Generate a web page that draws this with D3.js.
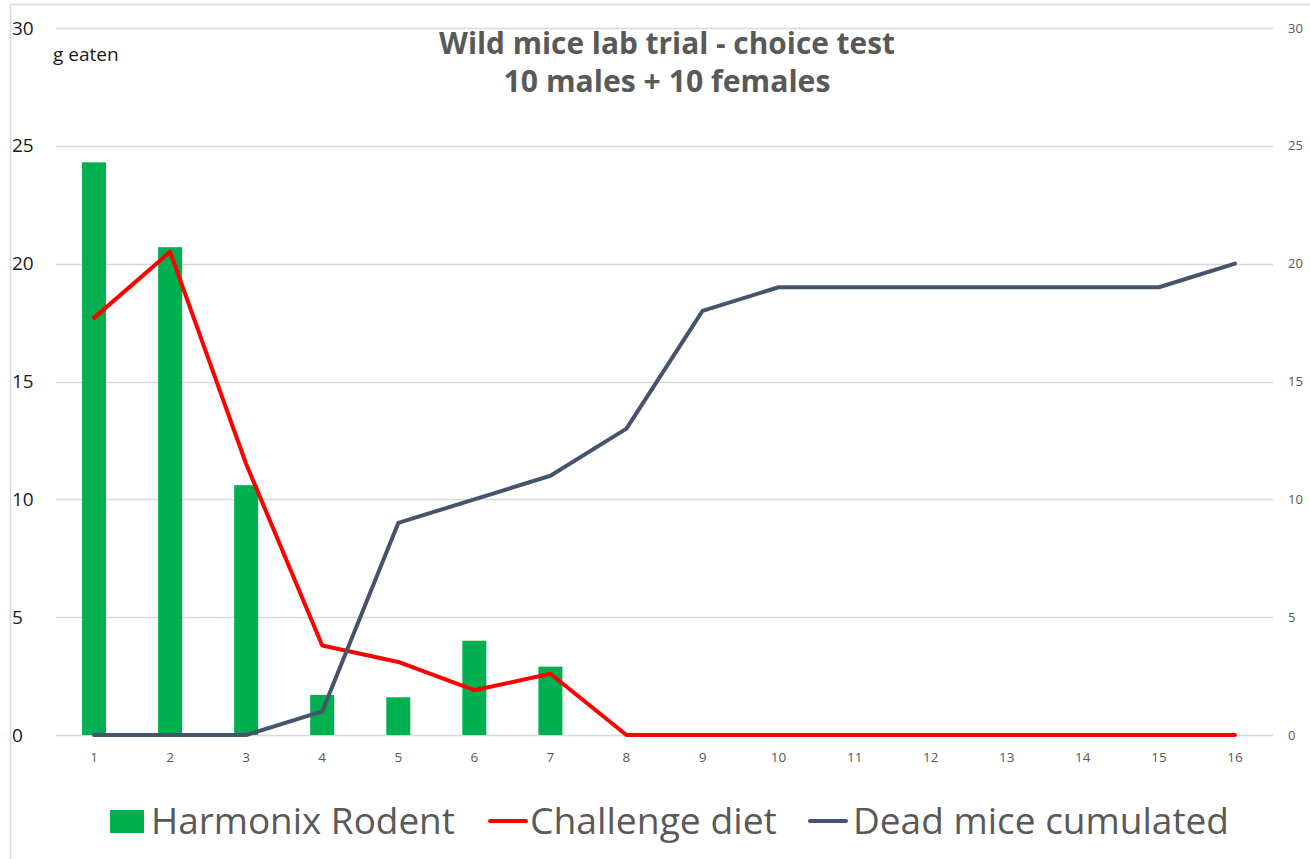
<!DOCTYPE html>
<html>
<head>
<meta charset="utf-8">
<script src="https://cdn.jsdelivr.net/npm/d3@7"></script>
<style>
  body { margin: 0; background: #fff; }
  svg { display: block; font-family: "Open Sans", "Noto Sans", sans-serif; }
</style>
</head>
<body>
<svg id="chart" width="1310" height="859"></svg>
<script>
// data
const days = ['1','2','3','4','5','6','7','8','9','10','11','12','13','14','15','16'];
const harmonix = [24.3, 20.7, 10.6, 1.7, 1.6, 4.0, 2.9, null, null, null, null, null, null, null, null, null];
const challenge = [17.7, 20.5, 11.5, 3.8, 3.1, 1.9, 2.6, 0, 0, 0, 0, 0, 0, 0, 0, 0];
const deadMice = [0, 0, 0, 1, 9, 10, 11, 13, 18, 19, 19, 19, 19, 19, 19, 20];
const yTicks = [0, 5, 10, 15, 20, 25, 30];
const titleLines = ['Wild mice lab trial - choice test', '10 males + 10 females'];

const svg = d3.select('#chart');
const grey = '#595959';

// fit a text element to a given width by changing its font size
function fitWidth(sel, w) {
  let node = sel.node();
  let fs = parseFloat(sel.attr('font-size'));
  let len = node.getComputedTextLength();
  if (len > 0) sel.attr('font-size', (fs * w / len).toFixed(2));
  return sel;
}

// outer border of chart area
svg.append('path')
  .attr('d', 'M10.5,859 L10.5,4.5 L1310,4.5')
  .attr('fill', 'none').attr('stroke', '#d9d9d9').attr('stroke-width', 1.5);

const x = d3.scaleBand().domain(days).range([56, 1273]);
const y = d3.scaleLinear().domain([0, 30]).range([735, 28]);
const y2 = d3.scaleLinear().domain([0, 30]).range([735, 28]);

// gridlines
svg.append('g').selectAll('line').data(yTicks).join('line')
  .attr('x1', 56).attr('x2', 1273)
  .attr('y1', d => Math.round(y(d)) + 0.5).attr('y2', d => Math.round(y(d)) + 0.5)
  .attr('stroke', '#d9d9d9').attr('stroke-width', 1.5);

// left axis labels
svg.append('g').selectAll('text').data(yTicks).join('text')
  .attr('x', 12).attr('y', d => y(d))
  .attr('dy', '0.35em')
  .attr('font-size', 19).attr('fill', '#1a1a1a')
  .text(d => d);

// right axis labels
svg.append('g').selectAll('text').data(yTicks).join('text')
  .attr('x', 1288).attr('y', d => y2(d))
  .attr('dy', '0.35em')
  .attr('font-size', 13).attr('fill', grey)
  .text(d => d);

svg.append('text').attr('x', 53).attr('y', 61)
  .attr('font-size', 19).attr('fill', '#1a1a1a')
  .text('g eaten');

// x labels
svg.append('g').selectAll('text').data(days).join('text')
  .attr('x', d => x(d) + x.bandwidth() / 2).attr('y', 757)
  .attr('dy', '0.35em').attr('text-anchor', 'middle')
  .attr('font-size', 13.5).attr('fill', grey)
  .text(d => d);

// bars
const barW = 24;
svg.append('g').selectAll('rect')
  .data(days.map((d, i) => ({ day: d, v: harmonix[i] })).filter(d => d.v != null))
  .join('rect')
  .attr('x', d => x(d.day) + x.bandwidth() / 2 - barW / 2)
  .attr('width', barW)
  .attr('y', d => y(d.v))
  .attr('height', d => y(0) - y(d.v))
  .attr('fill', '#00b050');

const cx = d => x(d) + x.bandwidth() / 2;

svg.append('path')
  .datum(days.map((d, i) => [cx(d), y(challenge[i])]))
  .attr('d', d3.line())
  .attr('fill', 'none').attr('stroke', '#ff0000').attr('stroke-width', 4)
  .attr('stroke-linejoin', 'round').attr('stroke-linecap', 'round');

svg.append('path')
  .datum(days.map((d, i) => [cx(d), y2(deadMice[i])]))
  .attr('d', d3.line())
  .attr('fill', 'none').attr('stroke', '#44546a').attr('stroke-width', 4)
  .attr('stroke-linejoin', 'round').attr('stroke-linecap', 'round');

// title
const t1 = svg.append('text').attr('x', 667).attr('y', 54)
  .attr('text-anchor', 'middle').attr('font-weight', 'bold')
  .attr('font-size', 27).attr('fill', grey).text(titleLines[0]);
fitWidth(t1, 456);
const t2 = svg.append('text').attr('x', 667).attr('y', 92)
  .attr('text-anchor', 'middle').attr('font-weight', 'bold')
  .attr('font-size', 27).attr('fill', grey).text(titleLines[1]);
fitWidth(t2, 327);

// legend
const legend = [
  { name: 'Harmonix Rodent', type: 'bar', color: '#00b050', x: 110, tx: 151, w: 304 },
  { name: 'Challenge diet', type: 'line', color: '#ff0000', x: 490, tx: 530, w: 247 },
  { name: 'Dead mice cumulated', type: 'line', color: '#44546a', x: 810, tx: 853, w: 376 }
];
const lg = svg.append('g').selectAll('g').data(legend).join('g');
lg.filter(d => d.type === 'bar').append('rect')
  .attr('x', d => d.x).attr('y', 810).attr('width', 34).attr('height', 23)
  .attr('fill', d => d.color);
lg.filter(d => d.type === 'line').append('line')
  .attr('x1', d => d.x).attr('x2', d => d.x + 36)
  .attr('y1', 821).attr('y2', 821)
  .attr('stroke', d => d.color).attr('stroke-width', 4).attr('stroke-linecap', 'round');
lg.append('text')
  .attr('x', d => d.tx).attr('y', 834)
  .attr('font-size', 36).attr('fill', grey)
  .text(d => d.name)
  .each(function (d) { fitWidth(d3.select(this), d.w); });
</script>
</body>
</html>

__________________________________________________

**Work to complete**
Reproduce the data verbatim. Do not carry any picture into the copy.

**Reply**
Generate a web page that draws this with D3.js.
<!DOCTYPE html>
<html>
<head>
<meta charset="utf-8">
<script src="https://cdn.jsdelivr.net/npm/d3@7"></script>
<style>
  body { margin: 0; background: #fff; }
  svg { display: block; font-family: "Open Sans", "Noto Sans", sans-serif; }
</style>
</head>
<body>
<svg id="chart" width="1310" height="859"></svg>
<script>
// data
const days = ['1','2','3','4','5','6','7','8','9','10','11','12','13','14','15','16'];
const harmonix = [24.3, 20.7, 10.6, 1.7, 1.6, 4.0, 2.9, null, null, null, null, null, null, null, null, null];
const challenge = [17.7, 20.5, 11.5, 3.8, 3.1, 1.9, 2.6, 0, 0, 0, 0, 0, 0, 0, 0, 0];
const deadMice = [0, 0, 0, 1, 9, 10, 11, 13, 18, 19, 19, 19, 19, 19, 19, 20];
const yTicks = [0, 5, 10, 15, 20, 25, 30];
const titleLines = ['Wild mice lab trial - choice test', '10 males + 10 females'];

const svg = d3.select('#chart');
const grey = '#595959';

// fit a text element to a given width by changing its font size
function fitWidth(sel, w) {
  let node = sel.node();
  let fs = parseFloat(sel.attr('font-size'));
  let len = node.getComputedTextLength();
  if (len > 0) sel.attr('font-size', (fs * w / len).toFixed(2));
  return sel;
}

// outer border of chart area
svg.append('path')
  .attr('d', 'M10.5,859 L10.5,4.5 L1310,4.5')
  .attr('fill', 'none').attr('stroke', '#d9d9d9').attr('stroke-width', 1.5);

const x = d3.scaleBand().domain(days).range([56, 1273]);
const y = d3.scaleLinear().domain([0, 30]).range([735, 28]);
const y2 = d3.scaleLinear().domain([0, 30]).range([735, 28]);

// gridlines
svg.append('g').selectAll('line').data(yTicks).join('line')
  .attr('x1', 56).attr('x2', 1273)
  .attr('y1', d => Math.round(y(d)) + 0.5).attr('y2', d => Math.round(y(d)) + 0.5)
  .attr('stroke', '#d9d9d9').attr('stroke-width', 1.5);

// left axis labels
svg.append('g').selectAll('text').data(yTicks).join('text')
  .attr('x', 12).attr('y', d => y(d))
  .attr('dy', '0.35em')
  .attr('font-size', 19).attr('fill', '#1a1a1a')
  .text(d => d);

// right axis labels
svg.append('g').selectAll('text').data(yTicks).join('text')
  .attr('x', 1288).attr('y', d => y2(d))
  .attr('dy', '0.35em')
  .attr('font-size', 13).attr('fill', grey)
  .text(d => d);

svg.append('text').attr('x', 53).attr('y', 61)
  .attr('font-size', 19).attr('fill', '#1a1a1a')
  .text('g eaten');

// x labels
svg.append('g').selectAll('text').data(days).join('text')
  .attr('x', d => x(d) + x.bandwidth() / 2).attr('y', 757)
  .attr('dy', '0.35em').attr('text-anchor', 'middle')
  .attr('font-size', 13.5).attr('fill', grey)
  .text(d => d);

// bars
const barW = 24;
svg.append('g').selectAll('rect')
  .data(days.map((d, i) => ({ day: d, v: harmonix[i] })).filter(d => d.v != null))
  .join('rect')
  .attr('x', d => x(d.day) + x.bandwidth() / 2 - barW / 2)
  .attr('width', barW)
  .attr('y', d => y(d.v))
  .attr('height', d => y(0) - y(d.v))
  .attr('fill', '#00b050');

const cx = d => x(d) + x.bandwidth() / 2;

svg.append('path')
  .datum(days.map((d, i) => [cx(d), y(challenge[i])]))
  .attr('d', d3.line())
  .attr('fill', 'none').attr('stroke', '#ff0000').attr('stroke-width', 4)
  .attr('stroke-linejoin', 'round').attr('stroke-linecap', 'round');

svg.append('path')
  .datum(days.map((d, i) => [cx(d), y2(deadMice[i])]))
  .attr('d', d3.line())
  .attr('fill', 'none').attr('stroke', '#44546a').attr('stroke-width', 4)
  .attr('stroke-linejoin', 'round').attr('stroke-linecap', 'round');

// title
const t1 = svg.append('text').attr('x', 667).attr('y', 54)
  .attr('text-anchor', 'middle').attr('font-weight', 'bold')
  .attr('font-size', 27).attr('fill', grey).text(titleLines[0]);
fitWidth(t1, 456);
const t2 = svg.append('text').attr('x', 667).attr('y', 92)
  .attr('text-anchor', 'middle').attr('font-weight', 'bold')
  .attr('font-size', 27).attr('fill', grey).text(titleLines[1]);
fitWidth(t2, 327);

// legend
const legend = [
  { name: 'Harmonix Rodent', type: 'bar', color: '#00b050', x: 110, tx: 151, w: 304 },
  { name: 'Challenge diet', type: 'line', color: '#ff0000', x: 490, tx: 530, w: 247 },
  { name: 'Dead mice cumulated', type: 'line', color: '#44546a', x: 810, tx: 853, w: 376 }
];
const lg = svg.append('g').selectAll('g').data(legend).join('g');
lg.filter(d => d.type === 'bar').append('rect')
  .attr('x', d => d.x).attr('y', 810).attr('width', 34).attr('height', 23)
  .attr('fill', d => d.color);
lg.filter(d => d.type === 'line').append('line')
  .attr('x1', d => d.x).attr('x2', d => d.x + 36)
  .attr('y1', 821).attr('y2', 821)
  .attr('stroke', d => d.color).attr('stroke-width', 4).attr('stroke-linecap', 'round');
lg.append('text')
  .attr('x', d => d.tx).attr('y', 834)
  .attr('font-size', 36).attr('fill', grey)
  .text(d => d.name)
  .each(function (d) { fitWidth(d3.select(this), d.w); });
</script>
</body>
</html>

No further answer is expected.